── Records for processing ──
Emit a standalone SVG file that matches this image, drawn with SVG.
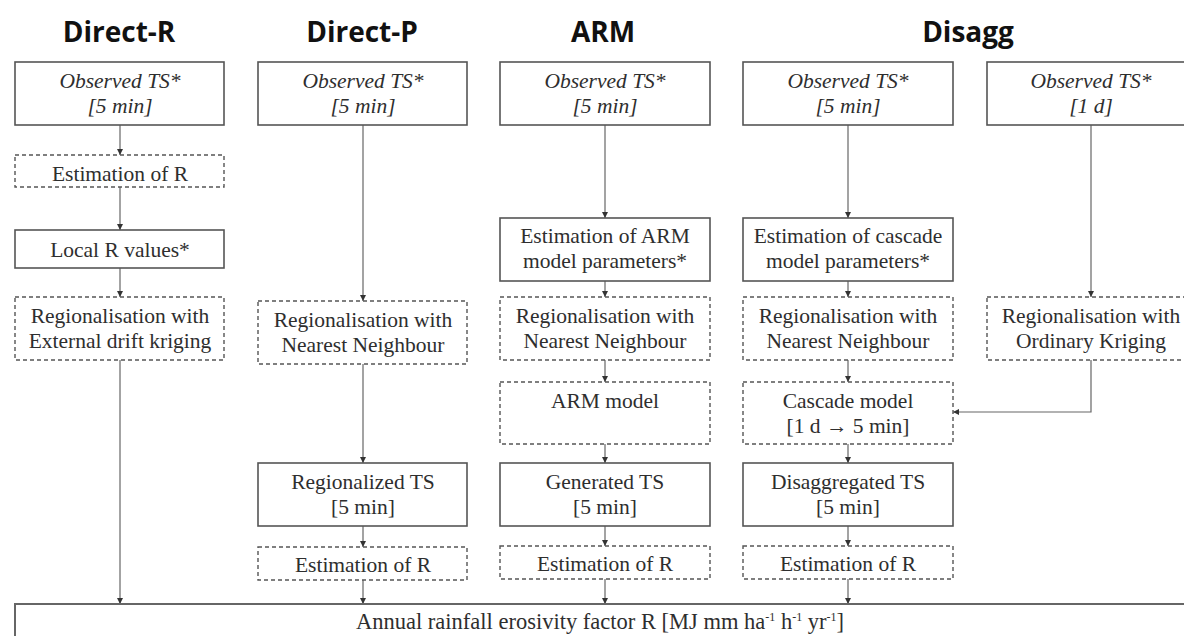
<svg xmlns="http://www.w3.org/2000/svg" width="1184" height="636" viewBox="0 0 1184 636">
<style>
.h{font-family:"Open Sans","Liberation Sans",sans-serif;font-weight:bold;font-size:28px;fill:#111;text-anchor:middle}
.t{font-family:"Liberation Serif","Times New Roman",serif;font-size:21.5px;fill:#2e2e2e;text-anchor:middle}
.i{font-style:italic}
.s{fill:#fff;stroke:#555;stroke-width:1.6}
.d{fill:#fff;stroke:#555;stroke-width:1.4;stroke-dasharray:4 3}
.c{fill:none;stroke:#666;stroke-width:1.2;marker-end:url(#ah)}
.sup{font-size:12px}
</style>
<defs>
<marker id="ah" markerUnits="userSpaceOnUse" markerWidth="7" markerHeight="7" refX="6" refY="3.5" orient="auto">
<path d="M0,0.5 L6,3.5 L0,6.5 z" fill="#333"/>
</marker>
</defs>
<rect width="1184" height="636" fill="#fff"/>
<g id="headings">
<text class="h" x="119" y="42">Direct-R</text>
<text class="h" x="362" y="42">Direct-P</text>
<text class="h" x="603" y="42">ARM</text>
<text class="h" x="968" y="42">Disagg</text>
</g>
<g id="connectors">
<path class="c" d="M120,125 V155"/>
<path class="c" d="M120,187 V230"/>
<path class="c" d="M120,268 V297"/>
<path class="c" d="M120,360 V604"/>
<path class="c" d="M363,125 V301"/>
<path class="c" d="M363,364 V463"/>
<path class="c" d="M363,526 V547"/>
<path class="c" d="M363,580 V604"/>
<path class="c" d="M605,125 V218"/>
<path class="c" d="M605,281 V297"/>
<path class="c" d="M605,360 V382"/>
<path class="c" d="M605,444 V463"/>
<path class="c" d="M605,526 V546"/>
<path class="c" d="M605,579 V604"/>
<path class="c" d="M848,125 V218"/>
<path class="c" d="M848,281 V297"/>
<path class="c" d="M848,360 V382"/>
<path class="c" d="M848,444 V463"/>
<path class="c" d="M848,526 V546"/>
<path class="c" d="M848,579 V604"/>
<path class="c" d="M1091,125 V297"/>
<path class="c" d="M1091,360 V412 H953"/>
</g>
<g id="n1-obs"><rect class="s" x="15" y="62" width="209" height="63"/><text class="t i" x="120" y="88">Observed TS*</text><text class="t i" x="120" y="113">[5 min]</text></g>
<g id="n1-est"><rect class="d" x="15" y="155" width="209" height="32"/><text class="t" x="120" y="181">Estimation of R</text></g>
<g id="n1-local"><rect class="s" x="15" y="230" width="209" height="38"/><text class="t" x="120" y="257">Local R values*</text></g>
<g id="n1-reg"><rect class="d" x="15" y="297" width="209" height="63"/><text class="t" x="120" y="323">Regionalisation with</text><text class="t" x="120" y="348">External drift kriging</text></g>

<g id="n2-obs"><rect class="s" x="258" y="62" width="209" height="63"/><text class="t i" x="363" y="88">Observed TS*</text><text class="t i" x="363" y="113">[5 min]</text></g>
<g id="n2-reg"><rect class="d" x="258" y="301" width="209" height="63"/><text class="t" x="363" y="327">Regionalisation with</text><text class="t" x="363" y="352">Nearest Neighbour</text></g>
<g id="n2-ts"><rect class="s" x="258" y="463" width="209" height="63"/><text class="t" x="363" y="489">Regionalized TS</text><text class="t" x="363" y="514">[5 min]</text></g>
<g id="n2-est"><rect class="d" x="258" y="547" width="209" height="33"/><text class="t" x="363" y="572">Estimation of R</text></g>

<g id="n3-obs"><rect class="s" x="500" y="62" width="210" height="63"/><text class="t i" x="605" y="88">Observed TS*</text><text class="t i" x="605" y="113">[5 min]</text></g>
<g id="n3-par"><rect class="s" x="500" y="218" width="210" height="63"/><text class="t" x="605" y="243">Estimation of ARM</text><text class="t" x="605" y="268">model parameters*</text></g>
<g id="n3-reg"><rect class="d" x="500" y="297" width="210" height="63"/><text class="t" x="605" y="323">Regionalisation with</text><text class="t" x="605" y="348">Nearest Neighbour</text></g>
<g id="n3-model"><rect class="d" x="500" y="382" width="210" height="62"/><text class="t" x="605" y="408">ARM model</text></g>
<g id="n3-ts"><rect class="s" x="500" y="463" width="210" height="63"/><text class="t" x="605" y="489">Generated TS</text><text class="t" x="605" y="514">[5 min]</text></g>
<g id="n3-est"><rect class="d" x="500" y="546" width="210" height="33"/><text class="t" x="605" y="571">Estimation of R</text></g>

<g id="n4-obs"><rect class="s" x="743" y="62" width="210" height="63"/><text class="t i" x="848" y="88">Observed TS*</text><text class="t i" x="848" y="113">[5 min]</text></g>
<g id="n4-par"><rect class="s" x="743" y="218" width="210" height="63"/><text class="t" x="848" y="243">Estimation of cascade</text><text class="t" x="848" y="268">model parameters*</text></g>
<g id="n4-reg"><rect class="d" x="743" y="297" width="210" height="63"/><text class="t" x="848" y="323">Regionalisation with</text><text class="t" x="848" y="348">Nearest Neighbour</text></g>
<g id="n4-model"><rect class="d" x="743" y="382" width="210" height="62"/><text class="t" x="848" y="408">Cascade model</text><text class="t" x="848" y="433">[1 d → 5 min]</text></g>
<g id="n4-ts"><rect class="s" x="743" y="463" width="210" height="63"/><text class="t" x="848" y="489">Disaggregated TS</text><text class="t" x="848" y="514">[5 min]</text></g>
<g id="n4-est"><rect class="d" x="743" y="546" width="210" height="33"/><text class="t" x="848" y="571">Estimation of R</text></g>

<g id="n5-obs"><rect class="s" x="987" y="62" width="209" height="63"/><text class="t i" x="1091" y="88">Observed TS*</text><text class="t i" x="1091" y="113">[1 d]</text></g>
<g id="n5-reg"><rect class="d" x="987" y="297" width="209" height="63"/><text class="t" x="1091" y="323">Regionalisation with</text><text class="t" x="1091" y="348">Ordinary Kriging</text></g>

<g id="n-final"><rect x="15" y="604" width="1185" height="50" fill="#fff" stroke="#666" stroke-width="2"/><text class="t" x="600" y="629" style="font-size:22.5px">Annual rainfall erosivity factor R [MJ mm ha<tspan class="sup" dy="-8">-1</tspan><tspan dy="8"> h</tspan><tspan class="sup" dy="-8">-1</tspan><tspan dy="8"> yr</tspan><tspan class="sup" dy="-8">-1</tspan><tspan dy="8">]</tspan></text></g>
</svg>
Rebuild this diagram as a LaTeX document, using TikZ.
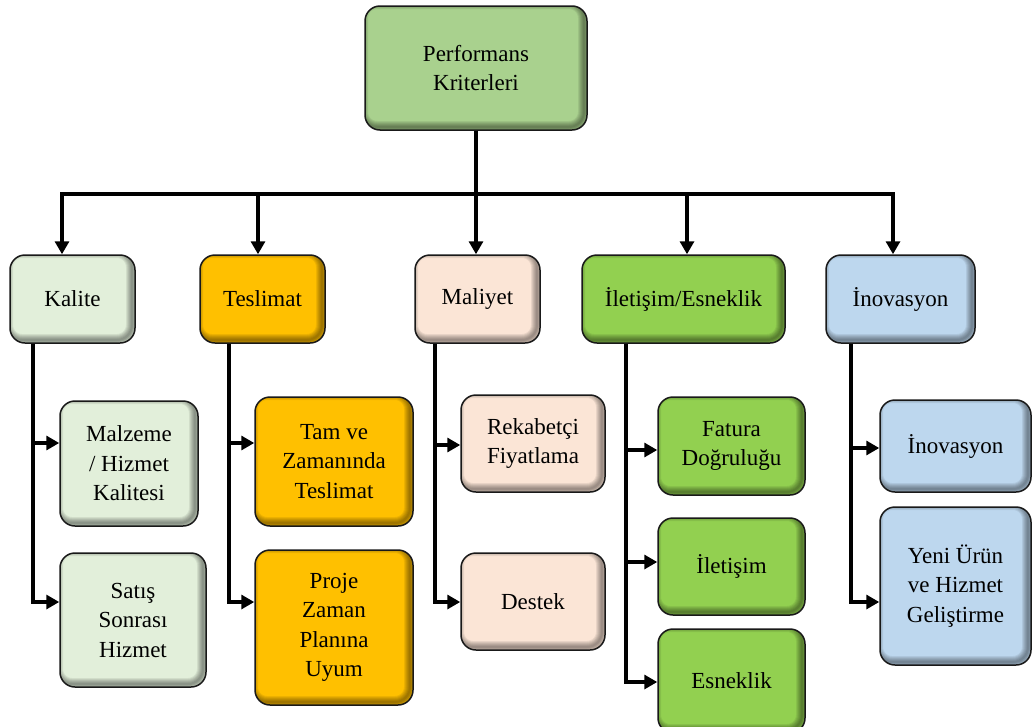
───
The problem: Write out every entry again word for word, without any of the pictures.

Final result:
Emit a standalone SVG file that matches this image, drawn with SVG.
<svg xmlns="http://www.w3.org/2000/svg" width="1184" height="636" viewBox="0 0 1184 636">
<style>
.h{font-family:"Open Sans","Liberation Sans",sans-serif;font-weight:bold;font-size:28px;fill:#111;text-anchor:middle}
.t{font-family:"Liberation Serif","Times New Roman",serif;font-size:21.5px;fill:#2e2e2e;text-anchor:middle}
.i{font-style:italic}
.s{fill:#fff;stroke:#555;stroke-width:1.6}
.d{fill:#fff;stroke:#555;stroke-width:1.4;stroke-dasharray:4 3}
.c{fill:none;stroke:#666;stroke-width:1.2;marker-end:url(#ah)}
.sup{font-size:12px}
</style>
<defs>
<marker id="ah" markerUnits="userSpaceOnUse" markerWidth="7" markerHeight="7" refX="6" refY="3.5" orient="auto">
<path d="M0,0.5 L6,3.5 L0,6.5 z" fill="#333"/>
</marker>
</defs>
<rect width="1184" height="636" fill="#fff"/>
<g id="headings">
<text class="h" x="119" y="42">Direct-R</text>
<text class="h" x="362" y="42">Direct-P</text>
<text class="h" x="603" y="42">ARM</text>
<text class="h" x="968" y="42">Disagg</text>
</g>
<g id="connectors">
<path class="c" d="M120,125 V155"/>
<path class="c" d="M120,187 V230"/>
<path class="c" d="M120,268 V297"/>
<path class="c" d="M120,360 V604"/>
<path class="c" d="M363,125 V301"/>
<path class="c" d="M363,364 V463"/>
<path class="c" d="M363,526 V547"/>
<path class="c" d="M363,580 V604"/>
<path class="c" d="M605,125 V218"/>
<path class="c" d="M605,281 V297"/>
<path class="c" d="M605,360 V382"/>
<path class="c" d="M605,444 V463"/>
<path class="c" d="M605,526 V546"/>
<path class="c" d="M605,579 V604"/>
<path class="c" d="M848,125 V218"/>
<path class="c" d="M848,281 V297"/>
<path class="c" d="M848,360 V382"/>
<path class="c" d="M848,444 V463"/>
<path class="c" d="M848,526 V546"/>
<path class="c" d="M848,579 V604"/>
<path class="c" d="M1091,125 V297"/>
<path class="c" d="M1091,360 V412 H953"/>
</g>
<g id="n1-obs"><rect class="s" x="15" y="62" width="209" height="63"/><text class="t i" x="120" y="88">Observed TS*</text><text class="t i" x="120" y="113">[5 min]</text></g>
<g id="n1-est"><rect class="d" x="15" y="155" width="209" height="32"/><text class="t" x="120" y="181">Estimation of R</text></g>
<g id="n1-local"><rect class="s" x="15" y="230" width="209" height="38"/><text class="t" x="120" y="257">Local R values*</text></g>
<g id="n1-reg"><rect class="d" x="15" y="297" width="209" height="63"/><text class="t" x="120" y="323">Regionalisation with</text><text class="t" x="120" y="348">External drift kriging</text></g>

<g id="n2-obs"><rect class="s" x="258" y="62" width="209" height="63"/><text class="t i" x="363" y="88">Observed TS*</text><text class="t i" x="363" y="113">[5 min]</text></g>
<g id="n2-reg"><rect class="d" x="258" y="301" width="209" height="63"/><text class="t" x="363" y="327">Regionalisation with</text><text class="t" x="363" y="352">Nearest Neighbour</text></g>
<g id="n2-ts"><rect class="s" x="258" y="463" width="209" height="63"/><text class="t" x="363" y="489">Regionalized TS</text><text class="t" x="363" y="514">[5 min]</text></g>
<g id="n2-est"><rect class="d" x="258" y="547" width="209" height="33"/><text class="t" x="363" y="572">Estimation of R</text></g>

<g id="n3-obs"><rect class="s" x="500" y="62" width="210" height="63"/><text class="t i" x="605" y="88">Observed TS*</text><text class="t i" x="605" y="113">[5 min]</text></g>
<g id="n3-par"><rect class="s" x="500" y="218" width="210" height="63"/><text class="t" x="605" y="243">Estimation of ARM</text><text class="t" x="605" y="268">model parameters*</text></g>
<g id="n3-reg"><rect class="d" x="500" y="297" width="210" height="63"/><text class="t" x="605" y="323">Regionalisation with</text><text class="t" x="605" y="348">Nearest Neighbour</text></g>
<g id="n3-model"><rect class="d" x="500" y="382" width="210" height="62"/><text class="t" x="605" y="408">ARM model</text></g>
<g id="n3-ts"><rect class="s" x="500" y="463" width="210" height="63"/><text class="t" x="605" y="489">Generated TS</text><text class="t" x="605" y="514">[5 min]</text></g>
<g id="n3-est"><rect class="d" x="500" y="546" width="210" height="33"/><text class="t" x="605" y="571">Estimation of R</text></g>

<g id="n4-obs"><rect class="s" x="743" y="62" width="210" height="63"/><text class="t i" x="848" y="88">Observed TS*</text><text class="t i" x="848" y="113">[5 min]</text></g>
<g id="n4-par"><rect class="s" x="743" y="218" width="210" height="63"/><text class="t" x="848" y="243">Estimation of cascade</text><text class="t" x="848" y="268">model parameters*</text></g>
<g id="n4-reg"><rect class="d" x="743" y="297" width="210" height="63"/><text class="t" x="848" y="323">Regionalisation with</text><text class="t" x="848" y="348">Nearest Neighbour</text></g>
<g id="n4-model"><rect class="d" x="743" y="382" width="210" height="62"/><text class="t" x="848" y="408">Cascade model</text><text class="t" x="848" y="433">[1 d → 5 min]</text></g>
<g id="n4-ts"><rect class="s" x="743" y="463" width="210" height="63"/><text class="t" x="848" y="489">Disaggregated TS</text><text class="t" x="848" y="514">[5 min]</text></g>
<g id="n4-est"><rect class="d" x="743" y="546" width="210" height="33"/><text class="t" x="848" y="571">Estimation of R</text></g>

<g id="n5-obs"><rect class="s" x="987" y="62" width="209" height="63"/><text class="t i" x="1091" y="88">Observed TS*</text><text class="t i" x="1091" y="113">[1 d]</text></g>
<g id="n5-reg"><rect class="d" x="987" y="297" width="209" height="63"/><text class="t" x="1091" y="323">Regionalisation with</text><text class="t" x="1091" y="348">Ordinary Kriging</text></g>

<g id="n-final"><rect x="15" y="604" width="1185" height="50" fill="#fff" stroke="#666" stroke-width="2"/><text class="t" x="600" y="629" style="font-size:22.5px">Annual rainfall erosivity factor R [MJ mm ha<tspan class="sup" dy="-8">-1</tspan><tspan dy="8"> h</tspan><tspan class="sup" dy="-8">-1</tspan><tspan dy="8"> yr</tspan><tspan class="sup" dy="-8">-1</tspan><tspan dy="8">]</tspan></text></g>
</svg>
Rebuild this diagram as a LaTeX document, using TikZ.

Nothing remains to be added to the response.